WHAT YOU HAVE TO DO:
Copy every line from the records below that holds the word "chart".

## START

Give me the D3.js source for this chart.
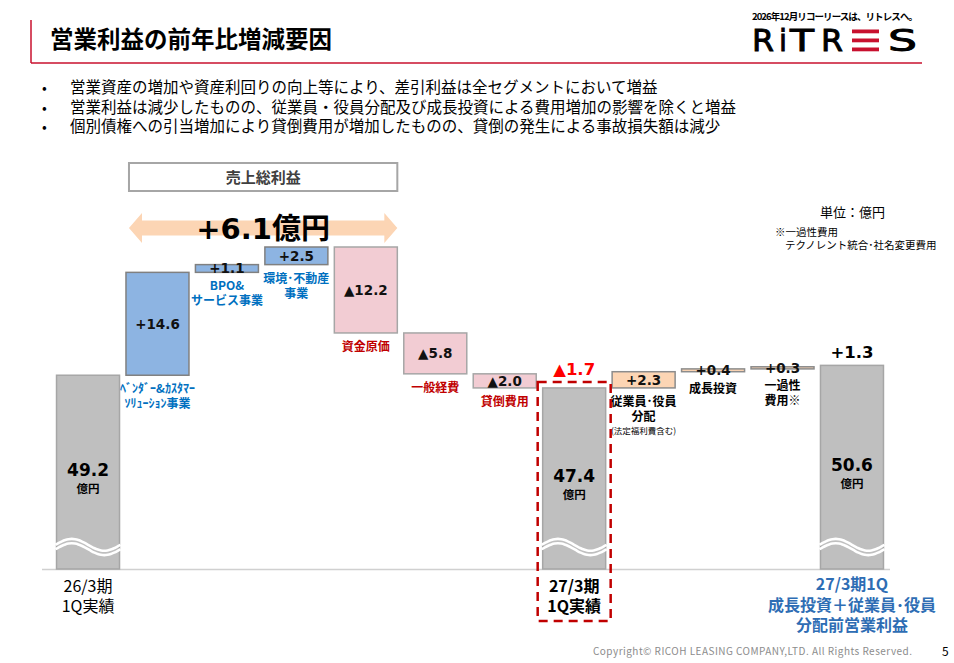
<!DOCTYPE html>
<html>
<head>
<meta charset="utf-8">
<script src="https://cdn.jsdelivr.net/npm/d3@7"></script>
<style>
  body { margin:0; background:#fff; }
  svg { display:block; }
  text { font-family:"Noto Sans CJK JP", "Noto Sans", sans-serif; }
  .num { font-family:"DejaVu Sans", "Noto Sans CJK JP", sans-serif; font-weight:bold; }
</style>
</head>
<body>
<div id="plot"></div>
<script>
// chart data
var steps = ['26/3期1Q実績','ベンダー&カスタマー','BPO&サービス','環境・不動産','資金原価','一般経費','貸倒費用',
             '27/3期1Q実績','従業員・役員分配','成長投資','一過性費用','分配前営業利益'];
var kinds = ['total','up','up','up','down','down','down','total','extra','extra','extra','total'];
var values = [49.2, 14.6, 1.1, 2.5, -12.2, -5.8, -2.0, 47.4, 2.3, 0.4, 0.3, 50.6];
var valueLabels = ['49.2','+14.6','+1.1','+2.5','▲12.2','▲5.8','▲2.0','47.4','+2.3','+0.4','+0.3','50.6'];
var catLines = [[], ['ﾍﾞﾝﾀﾞｰ&ｶｽﾀﾏｰ','ｿﾘｭｰｼｮﾝ事業'], ['BPO&','サービス事業'], ['環境･不動産','事業'],
                ['資金原価'], ['一般経費'], ['貸倒費用'], [], ['従業員･役員','分配','(法定福利費含む)'],
                ['成長投資'], ['一過性','費用※'], []];
var bullets = ['営業資産の増加や資産利回りの向上等により、差引利益は全セグメントにおいて増益',
               '営業利益は減少したものの、従業員・役員分配及び成長投資による費用増加の影響を除くと増益',
               '個別債権への引当増加により貸倒費用が増加したものの、貸倒の発生による事故損失額は減少'];
var grossProfit = '+6.1億円';
var diffLabels = {7:'▲1.7', 11:'+1.3'};

var W = 954, H = 663;
var svg = d3.select('#plot').append('svg').attr('width',W).attr('height',H);

// header
svg.append('line').attr('x1',31).attr('x2',31).attr('y1',20).attr('y2',63)
  .style('stroke','#c8102e').style('stroke-width',1.5);
svg.append('line').attr('x1',31).attr('x2',922).attr('y1',63).attr('y2',63)
  .style('stroke','#c8102e').style('stroke-width',1.5);
svg.append('text').attr('x',50).attr('y',48).text('営業利益の前年比増減要因')
  .style('font-size','23.5px').style('font-weight','bold');

svg.append('text').attr('x',752).attr('y',20).text('2026年12月リコーリースは、リトレスへ。')
  .attr('textLength',166).style('font-size','9.5px').style('font-weight','bold');
var logo = svg.append('g');
[['R',752,22],['i',779,8],['T',790,24],['R',821,22],['S',888,29]].forEach(function(l){
  logo.append('text').attr('x',l[1]).attr('y',51).text(l[0])
    .attr('textLength',l[2]).attr('lengthAdjust','spacingAndGlyphs')
    .style('font-family','"DejaVu Sans", sans-serif').style('font-size','30px')
    .style('stroke','#000').style('stroke-width',0.9);
});
[29.5,38.5,47.5].forEach(function(y){
  logo.append('rect').attr('x',852).attr('y',y).attr('width',27).attr('height',3.8).style('fill','#c8102e');
});

// bullets
bullets.forEach(function(b,i){
  svg.append('text').attr('x',42).attr('y',93+i*19.5).text('•').style('font-size','14px');
  svg.append('text').attr('x',70).attr('y',93+i*19.5).text(b).style('font-size','15.5px');
});

// scales
var x = d3.scaleBand().domain(d3.range(steps.length)).range([53.3,886.7])
  .paddingInner(0.093).paddingOuter(0.0465);
var base = 21.7;
var y = d3.scaleLinear().domain([base, 67.4]).range([569, 247]);

// waterfall segments
var bars = [];
var cum = 0;
values.forEach(function(v,i){
  if (kinds[i]==='total') { bars.push({i:i, y0:base, y1:v}); cum = v; }
  else { bars.push({i:i, y0:cum, y1:cum+v}); cum += v; }
});

var fills = {total:'#bfbfbf', up:'#8db4e2', down:'#f2ccd3', extra:'#fcd5b4'};
var strokes = {total:'#a6a6a6', up:'#808080', down:'#a6a6a6', extra:'#8c8c8c'};
var catColor = {up:'#0070c0', down:'#c00000', extra:'#000'};

// baseline
svg.append('line').attr('x1',42).attr('x2',890).attr('y1',569.5).attr('y2',569.5)
  .style('stroke','#d0d0d0').style('stroke-width',1.5);

var plot = svg.append('g');
plot.selectAll('rect.bar').data(bars).enter().append('rect').attr('class','bar')
  .attr('x',function(d){return x(d.i);})
  .attr('width',x.bandwidth())
  .attr('y',function(d){return y(Math.max(d.y0,d.y1));})
  .attr('height',function(d){return Math.abs(y(d.y0)-y(d.y1));})
  .style('fill',function(d){return fills[kinds[d.i]];})
  .style('stroke',function(d){return strokes[kinds[d.i]];})
  .style('stroke-width',1.5);

// wave break marks on total bars
var waveY = 547;
var wave = d3.line().curve(d3.curveBasis);
bars.filter(function(d){return kinds[d.i]==='total';}).forEach(function(d){
  var x0 = x(d.i), w = x.bandwidth();
  [-2.2, 2.2].forEach(function(off){
    var pts = d3.range(0,1.0001,0.05).map(function(t){
      return [x0-1 + t*(w+2), waveY + off - 6*Math.sin(2*Math.PI*t)];
    });
    plot.append('path').attr('d',wave(pts)).style('fill','none')
      .style('stroke','#fff').style('stroke-width',2.6);
  });
});

// value labels
bars.forEach(function(d){
  var cx = x(d.i) + x.bandwidth()/2;
  var k = kinds[d.i];
  if (k==='total') {
    var top = y(d.y1);
    var cy = (top+waveY)/2 + 9;
    plot.append('text').attr('class','num').attr('x',cx).attr('y',cy+6).attr('text-anchor','middle')
      .text(valueLabels[d.i]).style('font-size','17px');
    plot.append('text').attr('x',cx).attr('y',cy+23).attr('text-anchor','middle')
      .text('億円').style('font-size','11.5px').style('font-weight','bold');
  } else {
    var mid = (y(d.y0)+y(d.y1))/2;
    plot.append('text').attr('class','num').attr('x',cx).attr('y',mid+5).attr('text-anchor','middle')
      .text(valueLabels[d.i]).style('font-size','13.5px').style('fill','#111');
    var bottom = y(Math.min(d.y0,d.y1));
    var gap = Math.abs(y(d.y0)-y(d.y1)) < 5 ? 21 : 18;
    catLines[d.i].forEach(function(line,j){
      var small = line.charAt(0)==='(';
      plot.append('text').attr('x',cx).attr('y',bottom+gap+j*15 - (small?2:0)).attr('text-anchor','middle')
        .text(line).style('font-size',small?'8.5px':'12px')
        .style('font-weight',small?'normal':'bold')
        .style('fill',catColor[k]);
    });
  }
});

// differences vs prior year
Object.keys(diffLabels).forEach(function(k){
  var i = +k;
  var cx = x(i) + x.bandwidth()/2;
  var red = diffLabels[k].charAt(0)==='▲';
  plot.append('text').attr('class','num').attr('x',cx).attr('y',y(values[i]) - (red?13:7))
    .attr('text-anchor','middle').text(diffLabels[k]).style('font-size','16.5px')
    .style('fill',red?'#ff0000':'#000');
});

// red dashed box round 27/3期
plot.append('rect').attr('x',x(7)-5).attr('y',382).attr('width',x.bandwidth()+10).attr('height',239)
  .style('fill','none').style('stroke','#c00000').style('stroke-width',2.5)
  .style('stroke-dasharray','9,6');

// bottom labels
function lines(arr, cx, y0, dy, size, weight, color){
  arr.forEach(function(t,j){
    svg.append('text').attr('x',cx).attr('y',y0+j*dy).attr('text-anchor','middle').text(t)
      .style('font-size',size).style('font-weight',weight).style('fill',color);
  });
}
var c = function(i){return x(i)+x.bandwidth()/2;};
lines(['26/3期','1Q実績'], c(0), 592, 19.5, '16px', 'normal', '#000');
lines(['27/3期','1Q実績'], c(7), 592, 19.5, '16px', 'bold', '#000');
lines(['27/3期1Q','成長投資＋従業員･役員','分配前営業利益'], c(11), 590, 20.5, '16px', 'bold', '#2e6db4');

// gross profit box and arrow
var gx0 = x(1)+3, gx1 = x(4) + x.bandwidth();
svg.append('rect').attr('x',gx0).attr('y',163).attr('width',gx1-gx0).attr('height',28)
  .style('fill','#fff').style('stroke','#a6a6a6').style('stroke-width',2);
svg.append('text').attr('x',(gx0+gx1)/2).attr('y',183).attr('text-anchor','middle').text('売上総利益')
  .style('font-size','15px').style('font-weight','bold').style('fill','#404040');
var ay = 228, hd = 13;
svg.append('path').attr('d', d3.line()([
    [gx0,ay],[gx0+hd,ay-15],[gx0+hd,ay-7.5],[gx1-hd,ay-7.5],[gx1-hd,ay-15],[gx1,ay],
    [gx1-hd,ay+15],[gx1-hd,ay+7.5],[gx0+hd,ay+7.5],[gx0+hd,ay+15]
  ]) + 'Z').style('fill','#fcd5b4');
svg.append('text').attr('class','num').attr('x',(gx0+gx1)/2).attr('y',239).attr('text-anchor','middle')
  .text(grossProfit).style('font-size','29px');

// unit note
svg.append('text').attr('x',820).attr('y',217).text('単位：億円').style('font-size','13px');
svg.append('text').attr('x',775).attr('y',236).text('※一過性費用').style('font-size','10.5px');
svg.append('text').attr('x',785).attr('y',249).text('テクノレント統合･社名変更費用').style('font-size','10.5px');

// footer
svg.append('text').attr('x',593).attr('y',655).attr('textLength',319)
  .text('Copyright© RICOH LEASING COMPANY,LTD.  All Rights Reserved.')
  .style('font-size','10px').style('fill','#8c8c8c');
svg.append('text').attr('x',942).attr('y',656).text('5').style('font-size','12px');
</script>
</body>
</html>
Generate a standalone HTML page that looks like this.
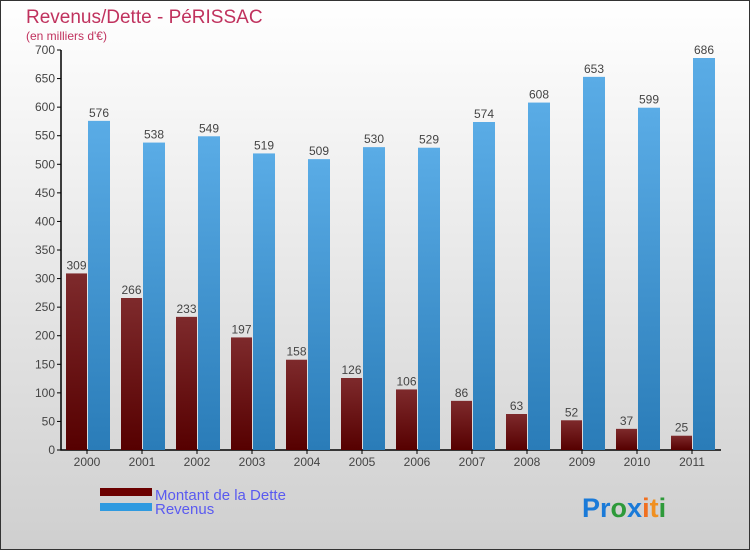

## END

IN RESPONSE:
Give me the D3.js source for this chart.
// chart data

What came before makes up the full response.